Of course this is ludicrous, and the believability index doesn't go up when the action moves to Los Angeles, where Snake encounters characters such as weaselly Map to the Stars Eddie (Steve Buscemi), spacey Pipeline (Peter Fonda), and Hershe, a sex-changed felon played with muscle-pumping brio by Pam Grier. Fortunately, Carpenter is in on the jokes, and even if he can't pull many of them off (lines about Russell's height never go anywhere, for example), he keeps them coming. The President is said to have moved the White House to Lynchburg, Virginia, home base of Jerry Falwell; Taslima reveals that she was sentenced for being "a Muslim in South Dakota"; and a public-address announcer tells prisoners, "You now have the option to repent your sins and be electrocuted on the premises."

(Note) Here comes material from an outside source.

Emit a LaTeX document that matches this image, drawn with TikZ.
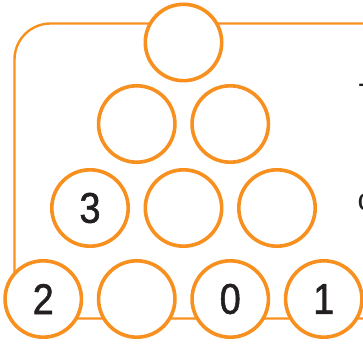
\documentclass[tikz,border=0pt]{standalone}
\usepackage{fontspec}
\newfontfamily\digitfont[FakeStretch=0.88,FakeBold=1.2]{Liberation Sans}
\newfontfamily\sidefont{Liberation Sans}
\definecolor{frameorange}{RGB}{247,144,30}
\definecolor{digitink}{RGB}{35,31,32}
\tikzset{
  ball/.style={circle, draw=frameorange, fill=white, line width=3.6pt,
    minimum size=76.4pt, inner sep=0pt, font=\digitfont\fontsize{43}{43}\selectfont, text=digitink},
  framebox/.style={draw=frameorange, line width=2.4pt, rounded corners=36pt},
  sidetext/.style={inner sep=0pt, anchor=base west, text=digitink, font=\sidefont\fontsize{31}{31}\selectfont}
}
\begin{document}
\begin{tikzpicture}[x=1pt,y=-1pt]
\useasboundingbox (0,0) rectangle (363,344);
\begin{scope}
\clip (0,0) rectangle (363,344);
\coordinate (fnw) at (14.5,23.5);
\coordinate (fse) at (420,318.5);
\draw[framebox] (fnw) rectangle (fse);
\node[sidetext] (t1) at (358.5,106) {T};
\node[sidetext] (t2) at (357.5,211) {c};
\node[ball] (a1) at (183.5,42.5) {};
\node[ball] (b1) at (136.75,124) {};
\node[ball] (b2) at (230.25,124) {};
\node[ball] (c1) at (90,208) {3};
\node[ball] (c2) at (183.5,208) {};
\node[ball] (c3) at (277,208) {};
\node[ball] (d1) at (43.25,299) {2};
\node[ball] (d2) at (136.75,299) {};
\node[ball] (d3) at (230.25,299) {0};
\node[ball] (d4) at (323.75,299) {1};
\end{scope}
\end{tikzpicture}
\end{document}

The visuals of Los Angeles in ruin (Universal Studio under water, a flattened Capitol Records building) pack less of a punch. Unlike New York, whose landmarks bespeak a sense of permanence, Southern California epitomizes planned obsolescence: Buildings are torn down there every couple of years whether they need to be or not. But what these images lack in power they gain in tackiness. Ticket-buyers won't walk out of L.A. awed by the staggering computer effects. In fact, the Beverly Hills Hotel looks like the work of a motel-room art-school dropout. Thank goodness the shot ends when it does, or Snake might have smacked face-first into the canvas.
Russell plays his anti-hero part exactly as he did in New York; he grits his teeth and imitates Clint Eastwood. The other turns are far more variable. Buscemi is sliminess itself, but Fonda so fumbles his surferspeak dialogue that it takes until his last scene to realize what he's been trying to do. As for Keach, Forbes and Robertson, they're confined to a single room for the vast majority of the narrative, like Raymond Burr in the original Godzilla. Keach, though, understands what's expected of him: He delivers pompous speeches about Snake's invulnerability while staring off-camera, in the best Ed Wood tradition.